- _Set exercise_: Nothing but the lines from the line that contains "Give me the Chart.js source for this chart." through the line that contains "const seriesNames = ['350°C" should appear in the output, each reproduced exactly.

- _Given entries_:
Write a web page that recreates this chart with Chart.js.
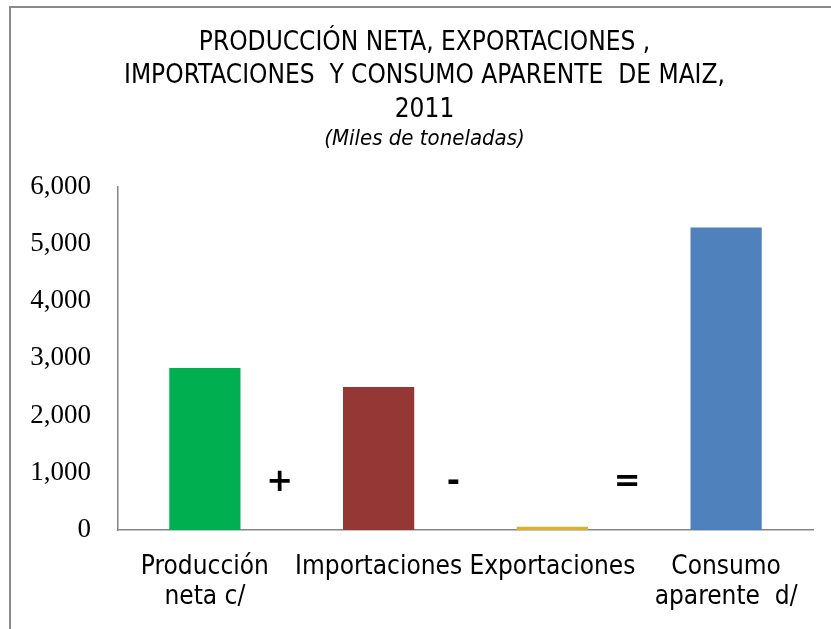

==

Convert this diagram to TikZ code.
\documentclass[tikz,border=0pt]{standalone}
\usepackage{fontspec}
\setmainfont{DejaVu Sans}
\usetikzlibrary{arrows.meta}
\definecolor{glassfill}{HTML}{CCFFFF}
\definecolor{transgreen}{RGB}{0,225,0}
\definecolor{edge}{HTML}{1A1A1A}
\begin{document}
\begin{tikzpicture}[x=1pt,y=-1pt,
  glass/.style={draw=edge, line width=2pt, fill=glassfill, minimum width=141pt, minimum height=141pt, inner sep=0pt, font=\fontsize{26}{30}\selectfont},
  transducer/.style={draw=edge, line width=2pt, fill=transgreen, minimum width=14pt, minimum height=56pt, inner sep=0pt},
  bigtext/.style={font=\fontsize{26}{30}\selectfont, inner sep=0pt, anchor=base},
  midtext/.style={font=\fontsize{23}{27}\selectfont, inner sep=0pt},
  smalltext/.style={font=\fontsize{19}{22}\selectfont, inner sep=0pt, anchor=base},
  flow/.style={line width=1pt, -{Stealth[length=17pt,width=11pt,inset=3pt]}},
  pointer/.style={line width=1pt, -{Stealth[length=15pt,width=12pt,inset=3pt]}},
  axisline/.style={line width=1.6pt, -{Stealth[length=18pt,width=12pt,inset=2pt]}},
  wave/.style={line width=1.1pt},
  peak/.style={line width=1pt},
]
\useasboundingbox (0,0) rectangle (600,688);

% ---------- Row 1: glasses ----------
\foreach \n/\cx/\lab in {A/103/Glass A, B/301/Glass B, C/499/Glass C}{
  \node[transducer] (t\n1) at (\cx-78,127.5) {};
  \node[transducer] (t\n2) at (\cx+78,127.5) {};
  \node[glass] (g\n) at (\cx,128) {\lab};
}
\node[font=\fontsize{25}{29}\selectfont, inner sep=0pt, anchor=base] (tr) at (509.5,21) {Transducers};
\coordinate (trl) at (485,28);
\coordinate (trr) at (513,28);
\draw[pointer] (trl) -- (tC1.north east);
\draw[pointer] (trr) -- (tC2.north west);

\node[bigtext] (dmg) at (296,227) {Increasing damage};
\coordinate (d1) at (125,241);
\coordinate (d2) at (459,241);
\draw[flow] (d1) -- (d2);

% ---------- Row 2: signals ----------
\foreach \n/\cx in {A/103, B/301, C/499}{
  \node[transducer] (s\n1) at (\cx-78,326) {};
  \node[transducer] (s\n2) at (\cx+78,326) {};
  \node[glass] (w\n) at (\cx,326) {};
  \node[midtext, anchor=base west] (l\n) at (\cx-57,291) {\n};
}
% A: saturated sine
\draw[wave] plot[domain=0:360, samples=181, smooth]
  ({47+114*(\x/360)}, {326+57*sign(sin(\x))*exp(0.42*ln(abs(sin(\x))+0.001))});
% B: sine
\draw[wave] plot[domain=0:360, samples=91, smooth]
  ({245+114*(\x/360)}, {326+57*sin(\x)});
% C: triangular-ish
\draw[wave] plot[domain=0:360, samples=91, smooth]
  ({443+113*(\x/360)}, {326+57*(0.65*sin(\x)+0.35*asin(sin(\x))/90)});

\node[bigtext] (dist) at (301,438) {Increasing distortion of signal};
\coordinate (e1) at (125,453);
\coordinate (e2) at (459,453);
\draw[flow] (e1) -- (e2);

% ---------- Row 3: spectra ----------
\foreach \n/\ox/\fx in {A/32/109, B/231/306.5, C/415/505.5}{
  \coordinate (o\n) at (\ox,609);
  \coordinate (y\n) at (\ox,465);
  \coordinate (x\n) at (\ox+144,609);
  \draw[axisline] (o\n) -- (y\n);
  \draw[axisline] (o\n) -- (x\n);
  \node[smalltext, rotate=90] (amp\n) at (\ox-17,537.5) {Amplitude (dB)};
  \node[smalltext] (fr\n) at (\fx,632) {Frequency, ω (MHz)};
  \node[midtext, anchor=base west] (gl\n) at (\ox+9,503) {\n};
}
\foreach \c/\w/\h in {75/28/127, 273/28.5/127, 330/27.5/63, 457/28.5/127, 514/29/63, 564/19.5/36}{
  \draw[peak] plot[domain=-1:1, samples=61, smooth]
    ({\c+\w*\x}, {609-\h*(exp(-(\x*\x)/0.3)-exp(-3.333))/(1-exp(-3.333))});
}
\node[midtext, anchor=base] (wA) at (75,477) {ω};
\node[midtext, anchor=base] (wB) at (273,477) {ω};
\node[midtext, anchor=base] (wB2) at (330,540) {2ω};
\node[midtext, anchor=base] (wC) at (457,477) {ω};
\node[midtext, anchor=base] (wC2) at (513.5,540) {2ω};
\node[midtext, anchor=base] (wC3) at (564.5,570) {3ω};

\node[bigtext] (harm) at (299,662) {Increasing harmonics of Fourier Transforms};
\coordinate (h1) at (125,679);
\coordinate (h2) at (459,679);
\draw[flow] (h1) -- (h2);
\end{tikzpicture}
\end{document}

---

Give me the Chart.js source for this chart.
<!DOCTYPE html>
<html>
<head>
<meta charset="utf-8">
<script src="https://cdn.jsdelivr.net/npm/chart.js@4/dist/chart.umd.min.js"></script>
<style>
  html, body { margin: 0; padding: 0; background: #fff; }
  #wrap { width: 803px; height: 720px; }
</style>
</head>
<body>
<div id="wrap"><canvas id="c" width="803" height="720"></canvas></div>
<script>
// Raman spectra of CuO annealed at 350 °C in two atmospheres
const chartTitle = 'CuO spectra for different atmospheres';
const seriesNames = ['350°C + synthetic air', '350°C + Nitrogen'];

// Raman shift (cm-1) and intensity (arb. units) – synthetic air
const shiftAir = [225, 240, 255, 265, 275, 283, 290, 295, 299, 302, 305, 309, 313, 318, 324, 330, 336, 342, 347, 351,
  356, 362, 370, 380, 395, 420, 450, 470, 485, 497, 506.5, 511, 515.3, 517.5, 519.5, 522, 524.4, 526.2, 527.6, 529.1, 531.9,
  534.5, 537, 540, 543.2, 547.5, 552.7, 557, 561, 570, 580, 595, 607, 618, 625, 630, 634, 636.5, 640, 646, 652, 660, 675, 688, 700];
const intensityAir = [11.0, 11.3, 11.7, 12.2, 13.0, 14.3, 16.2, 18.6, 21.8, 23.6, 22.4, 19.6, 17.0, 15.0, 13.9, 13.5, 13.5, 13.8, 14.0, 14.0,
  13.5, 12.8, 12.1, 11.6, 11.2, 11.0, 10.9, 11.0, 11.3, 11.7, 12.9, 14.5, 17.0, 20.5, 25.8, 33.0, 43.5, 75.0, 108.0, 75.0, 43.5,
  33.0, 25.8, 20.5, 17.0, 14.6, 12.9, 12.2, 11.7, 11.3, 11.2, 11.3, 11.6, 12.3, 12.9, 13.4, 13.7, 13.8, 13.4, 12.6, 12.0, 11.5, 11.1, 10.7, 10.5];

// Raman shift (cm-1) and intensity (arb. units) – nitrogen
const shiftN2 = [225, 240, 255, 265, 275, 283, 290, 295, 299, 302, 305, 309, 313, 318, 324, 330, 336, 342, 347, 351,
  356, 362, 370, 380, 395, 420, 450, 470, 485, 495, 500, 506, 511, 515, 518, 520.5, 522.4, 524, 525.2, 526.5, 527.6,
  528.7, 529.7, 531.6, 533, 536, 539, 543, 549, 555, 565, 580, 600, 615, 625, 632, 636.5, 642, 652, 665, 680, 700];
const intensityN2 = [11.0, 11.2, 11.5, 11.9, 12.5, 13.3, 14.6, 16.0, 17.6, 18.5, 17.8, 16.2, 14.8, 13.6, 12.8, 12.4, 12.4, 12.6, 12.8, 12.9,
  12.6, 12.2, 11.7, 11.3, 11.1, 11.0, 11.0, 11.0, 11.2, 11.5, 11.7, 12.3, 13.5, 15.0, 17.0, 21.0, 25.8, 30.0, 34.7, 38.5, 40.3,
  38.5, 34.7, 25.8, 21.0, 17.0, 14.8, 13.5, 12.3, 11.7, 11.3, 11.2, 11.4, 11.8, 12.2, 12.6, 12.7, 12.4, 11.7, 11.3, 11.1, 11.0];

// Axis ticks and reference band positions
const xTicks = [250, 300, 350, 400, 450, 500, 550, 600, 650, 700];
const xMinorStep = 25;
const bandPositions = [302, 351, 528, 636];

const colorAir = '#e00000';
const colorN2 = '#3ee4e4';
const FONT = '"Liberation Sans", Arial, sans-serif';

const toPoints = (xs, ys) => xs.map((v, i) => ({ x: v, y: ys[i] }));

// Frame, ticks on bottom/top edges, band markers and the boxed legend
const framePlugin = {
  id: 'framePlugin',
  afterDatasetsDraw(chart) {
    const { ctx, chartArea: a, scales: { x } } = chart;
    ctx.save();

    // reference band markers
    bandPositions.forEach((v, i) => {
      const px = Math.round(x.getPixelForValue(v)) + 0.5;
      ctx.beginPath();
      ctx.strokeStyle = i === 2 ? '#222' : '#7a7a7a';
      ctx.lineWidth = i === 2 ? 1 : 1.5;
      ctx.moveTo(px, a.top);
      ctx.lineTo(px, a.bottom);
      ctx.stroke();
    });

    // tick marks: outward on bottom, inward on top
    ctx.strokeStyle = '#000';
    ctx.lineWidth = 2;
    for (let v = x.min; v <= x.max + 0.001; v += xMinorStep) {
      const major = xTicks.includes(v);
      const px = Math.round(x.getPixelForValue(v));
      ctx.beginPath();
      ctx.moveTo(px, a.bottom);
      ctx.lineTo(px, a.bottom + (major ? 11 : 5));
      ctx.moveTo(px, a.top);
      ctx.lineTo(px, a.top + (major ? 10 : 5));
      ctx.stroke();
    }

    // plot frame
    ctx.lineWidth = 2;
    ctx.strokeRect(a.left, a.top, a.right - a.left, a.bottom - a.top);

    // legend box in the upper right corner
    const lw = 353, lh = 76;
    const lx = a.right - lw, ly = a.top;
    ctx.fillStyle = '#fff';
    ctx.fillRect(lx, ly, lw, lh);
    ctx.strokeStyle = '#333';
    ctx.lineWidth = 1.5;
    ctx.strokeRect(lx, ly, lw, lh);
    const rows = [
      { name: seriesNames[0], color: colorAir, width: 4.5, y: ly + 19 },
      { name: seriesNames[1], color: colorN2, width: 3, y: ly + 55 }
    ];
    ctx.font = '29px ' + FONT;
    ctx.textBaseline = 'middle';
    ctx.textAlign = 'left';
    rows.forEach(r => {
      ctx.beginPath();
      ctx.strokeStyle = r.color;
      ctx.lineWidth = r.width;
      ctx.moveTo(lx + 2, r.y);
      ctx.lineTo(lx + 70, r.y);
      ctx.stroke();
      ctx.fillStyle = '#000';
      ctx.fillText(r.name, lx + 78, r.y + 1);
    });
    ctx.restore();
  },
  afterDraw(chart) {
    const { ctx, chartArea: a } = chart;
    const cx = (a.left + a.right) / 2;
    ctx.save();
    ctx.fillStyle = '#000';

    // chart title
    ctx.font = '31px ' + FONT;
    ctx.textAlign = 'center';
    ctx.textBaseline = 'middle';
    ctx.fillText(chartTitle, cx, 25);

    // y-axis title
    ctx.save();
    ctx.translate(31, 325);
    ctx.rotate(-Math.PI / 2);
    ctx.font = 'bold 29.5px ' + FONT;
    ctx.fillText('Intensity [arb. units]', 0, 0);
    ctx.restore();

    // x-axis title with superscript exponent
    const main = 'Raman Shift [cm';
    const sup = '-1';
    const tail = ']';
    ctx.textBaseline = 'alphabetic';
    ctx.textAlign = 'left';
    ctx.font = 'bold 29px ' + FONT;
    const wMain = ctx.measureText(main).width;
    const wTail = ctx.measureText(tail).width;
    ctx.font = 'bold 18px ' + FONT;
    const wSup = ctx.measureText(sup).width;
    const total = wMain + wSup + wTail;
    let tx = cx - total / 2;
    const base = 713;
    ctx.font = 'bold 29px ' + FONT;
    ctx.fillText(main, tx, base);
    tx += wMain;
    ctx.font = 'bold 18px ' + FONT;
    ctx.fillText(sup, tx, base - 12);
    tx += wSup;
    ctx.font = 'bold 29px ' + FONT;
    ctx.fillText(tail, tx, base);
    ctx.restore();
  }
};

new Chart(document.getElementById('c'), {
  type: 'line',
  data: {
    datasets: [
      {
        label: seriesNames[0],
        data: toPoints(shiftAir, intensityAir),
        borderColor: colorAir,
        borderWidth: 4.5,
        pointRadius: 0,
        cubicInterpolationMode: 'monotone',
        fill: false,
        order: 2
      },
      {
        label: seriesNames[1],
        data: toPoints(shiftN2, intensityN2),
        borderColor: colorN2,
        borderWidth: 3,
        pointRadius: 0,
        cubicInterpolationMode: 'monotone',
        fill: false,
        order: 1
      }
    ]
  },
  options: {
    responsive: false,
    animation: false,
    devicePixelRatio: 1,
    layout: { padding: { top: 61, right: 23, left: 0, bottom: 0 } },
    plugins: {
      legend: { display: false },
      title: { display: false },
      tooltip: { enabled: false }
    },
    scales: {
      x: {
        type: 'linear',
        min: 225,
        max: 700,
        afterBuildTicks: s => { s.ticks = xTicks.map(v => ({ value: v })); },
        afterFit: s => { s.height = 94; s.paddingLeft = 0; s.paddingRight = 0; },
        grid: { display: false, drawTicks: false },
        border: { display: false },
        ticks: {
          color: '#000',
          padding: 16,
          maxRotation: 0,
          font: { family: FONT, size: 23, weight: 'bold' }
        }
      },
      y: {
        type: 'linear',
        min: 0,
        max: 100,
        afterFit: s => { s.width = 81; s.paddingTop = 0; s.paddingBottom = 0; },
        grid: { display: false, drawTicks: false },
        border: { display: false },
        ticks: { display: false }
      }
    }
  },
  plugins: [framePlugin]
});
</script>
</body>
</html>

- _Full answer_:
Give me the Chart.js source for this chart.
<!DOCTYPE html>
<html>
<head>
<meta charset="utf-8">
<script src="https://cdn.jsdelivr.net/npm/chart.js@4/dist/chart.umd.min.js"></script>
<style>
  html, body { margin: 0; padding: 0; background: #fff; }
  #wrap { width: 803px; height: 720px; }
</style>
</head>
<body>
<div id="wrap"><canvas id="c" width="803" height="720"></canvas></div>
<script>
// Raman spectra of CuO annealed at 350 °C in two atmospheres
const chartTitle = 'CuO spectra for different atmospheres';
const seriesNames = ['350°C + synthetic air', '350°C + Nitrogen'];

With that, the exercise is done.